Question

Find the equation of circle of radius 5 and touching the coordinate axes in third quadrant.
A. \[{\left( {x + 5} \right)^2} + {\left( {y + 5} \right)^2} = 25\]
B. \[{\left( {x - 5} \right)^2} + {\left( {y - 5} \right)^2} = 25\]
C. \[{\left( {x - 5} \right)^2} + {\left( {y + 5} \right)^2} = 25\]
D. \[{\left( {x + 5} \right)^2} + {\left( {y - 5} \right)^2} = 25\]

Answer 1

Hint: Draw a circle with the given conditions. Then write the general equation of a circle. Then substitute the required values of the centre and the radius obtained from the diagram and calculate to obtain the required result.

Formula used:
The general equation of a circle is,
\[{\left( {x - h} \right)^2} + {\left( {y - k} \right)^2} = {r^2}\]
Where, \[(h,k)\] is the centre and r is the radius.
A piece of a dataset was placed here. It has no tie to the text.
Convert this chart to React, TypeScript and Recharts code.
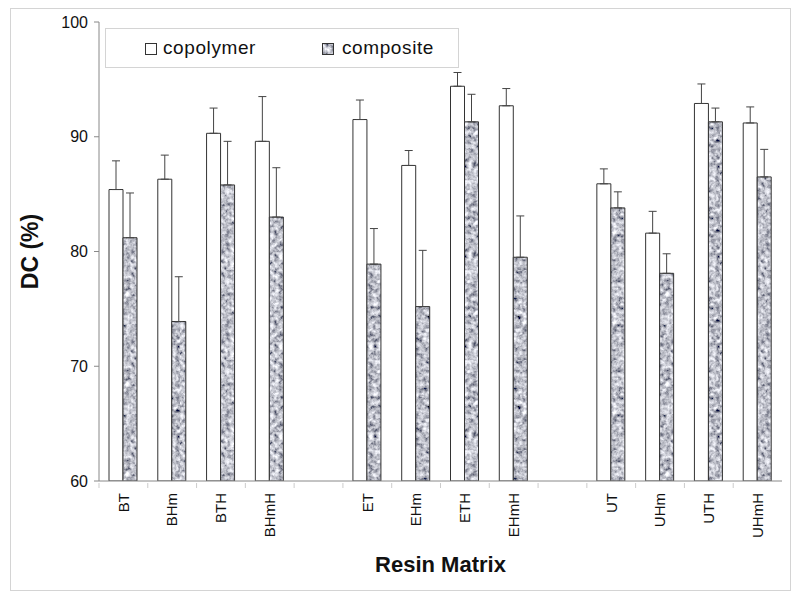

Complete step by step solution:
The diagram of the given problem is,

Image: Circle
From the diagram it is clear that the distance of the centre from the x-axis is 5 unit downward and the distance from the y-axis is 5 unit in the left direction.
Hence, the coordinate of the centre is \[( - 5, - 5)\] .
Therefore, the required equation is,
\[{\left( {x - ( - 5)} \right)^2} + {\left( {y - ( - 5)} \right)^2} = {5^2}\]
\[\therefore \]\[{\left( {x + 5} \right)^2} + {\left( {y + 5} \right)^2} = 25\]
The correct option is A.

Additional information:
In the first quadrant, ordinate and abscissa are positive integers. In the second quadrant, the abscissa of a coordinate is negative and the ordinate of a coordinate is positive. In the third quadrant, ordinate and abscissa of a coordinate both are negative. In the fourth quadrant, the abscissa of a coordinate is positive and the ordinate of a coordinate is negative.

Note: First draw the diagram for this type of question and then analyze it to compute the required results. From the diagram, it is very much clear that we shifted 5 units left and 5 units downward therefore the required centre is \[( - 5, - 5)\].